Estimating

Labor Burden

Also known as: Burdened Labor Rate, Fully Burdened Rate

The cost of an employee beyond base wages: payroll taxes, workers' comp, benefits, paid time off. Typically 25 to 45% of base wage.

Labor burden is the additional employer cost on top of an employee's base wage. Components include: federal and state payroll taxes (FICA, FUTA, SUTA), workers' compensation insurance, general liability allocation, health insurance, retirement contributions, paid time off, training, vehicle allowance, and tool allowance. Adding burden to the base wage produces the fully burdened labor rate, which is what estimators use to price labor.

Typical burden runs 25 to 45% of base wage in commercial construction. Trades with high workers' comp rates (roofing, steel) run higher. Office staff classifications run lower. Estimators who price using only base wage systematically underbid by 25 to 45% on labor, which on a labor-heavy project can wipe out profit. Calculate your shop's actual burden rate annually from payroll and accounting data, then update estimating templates to use the current burdened rate.

Frequently asked questions

What goes into labor burden?+

Payroll taxes (FICA, FUTA, SUTA), workers' comp insurance, general liability allocation, health insurance, retirement contributions, paid time off, training cost, vehicle and tool allowances. Anything the shop pays related to having an employee that is not part of the base wage.

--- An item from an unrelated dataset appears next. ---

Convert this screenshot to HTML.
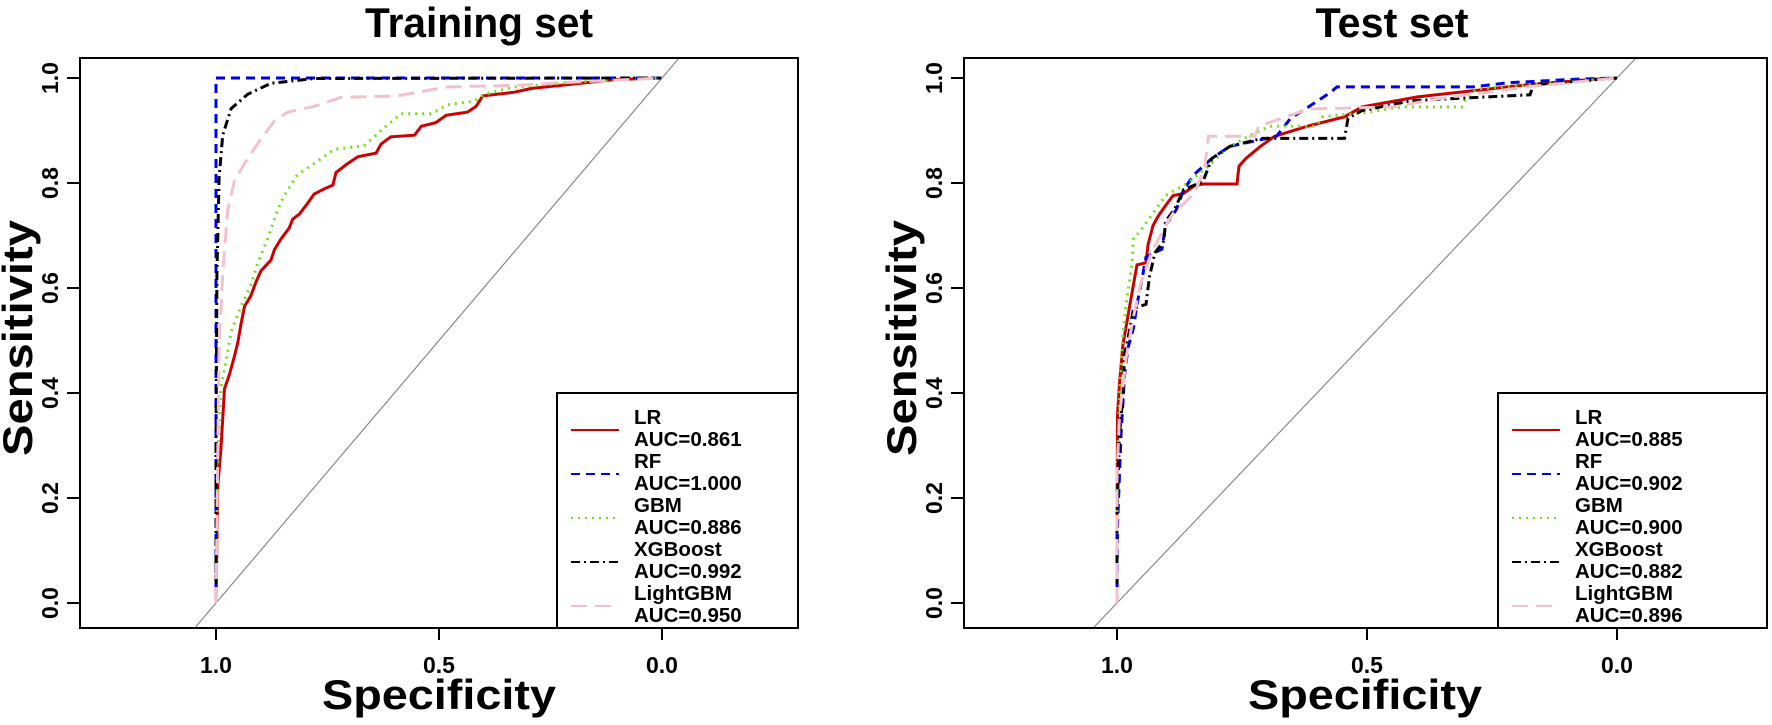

How do I calculate my actual labor burden rate?+

Sum total annual employer-side labor costs (taxes, insurance, benefits, etc.) divided by total base wages paid. The result is the burden rate as a percentage. Recalculate annually since rates and benefits change. Most accounting systems can produce the report directly.

Should burden vary by trade?+

Yes. Workers' comp rates differ dramatically by classification (roofing 15-30% of payroll, carpentry 5-12%, office under 1%). A single shop-wide burden rate is acceptable for estimating, but tracking burden by trade gives more accurate per-line bidding.